Examples of quantified causative dynamic propositions: Increased transparency in public affairs discourages corruption, Under-activity of the thyroid gland decreases body metabolism, Increased quality of education contributes to greater national development.


When I first read Kinchin’s work (2016) it suggested that one of the most important things about a good concept map is to ask a good question in the first place. This is another point I overlooked for some time. A good concept map is explanatory, but if you ask students to make a map on ‘the circulatory system’ I have found you will likely get more static propositions, and few cross-links, as students focus mainly on composition and function.


You are much more likely to get an explanatory map, and more dynamic links by asking a good question, such as: Why do some multicellular organisms have circulatory system?


Visualising student thinking


Aside from getting students to reflect more on their knowledge, cmaps are an incredibly useful tool for visualising student thinking because they are so quick to read. A written response is linear, just sentence after sentence, it takes longer to read and is harder for the teacher to discern the links the student is making. A cmap is two dimensional, its more concise, and lays out the student-made connections explicitly.

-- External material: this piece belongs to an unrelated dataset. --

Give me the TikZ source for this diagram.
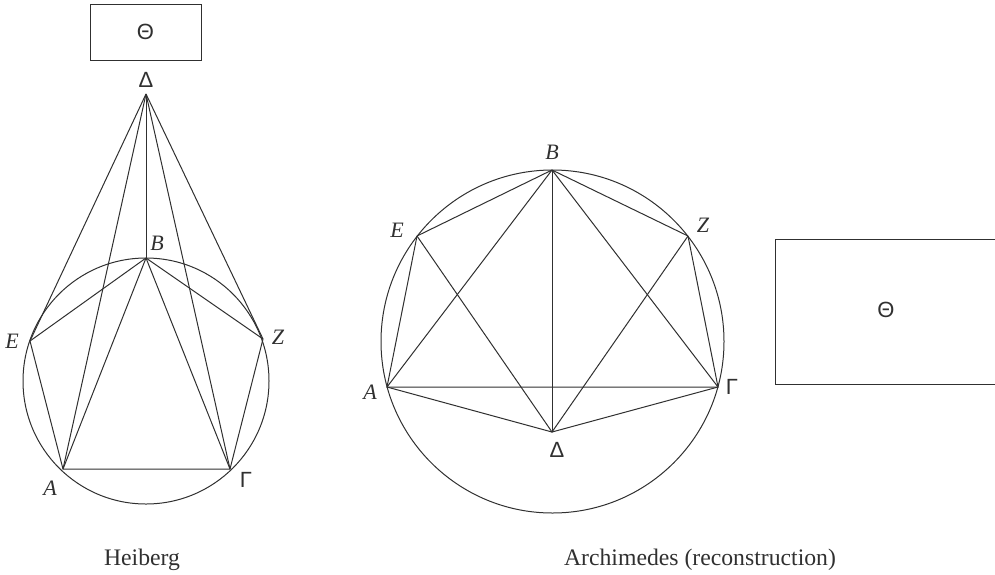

It typically takes me 10-15 minutes to look through them, score them, and chose two or three examples. I then use these examples to give anonymous, whole-class feedback by recording a screencast of the maps and myself talking over them. This is normally around a five-minute video which I then upload and share with students. From here I may give a new cmap question, but sometimes, I ask the students to improve them for the following week.



Assessing the maps


When students hand in their work I read through them and score them. In contrast to the weekly quizzes this is a more qualitative measure and I score them with either 1, 2, or 3. This is a holistic judgement based on two things: Structure and content. Cañas, Novak, and Reiska (2015) suggest that a 2 is given to a good map, which requires both good structure (readable, good cross links), and good content (good concepts, and good links, which are not just static). A 3 is given to an excellent map, which is more of a holistic judgement, a feeling that his map is excellent as it explains well, it’s content and structure and just right in terms of detail and brevity. A 1 is given to students who either don’t have good structure (messy, few links), good content (appropriate level for the course), or neither of the two.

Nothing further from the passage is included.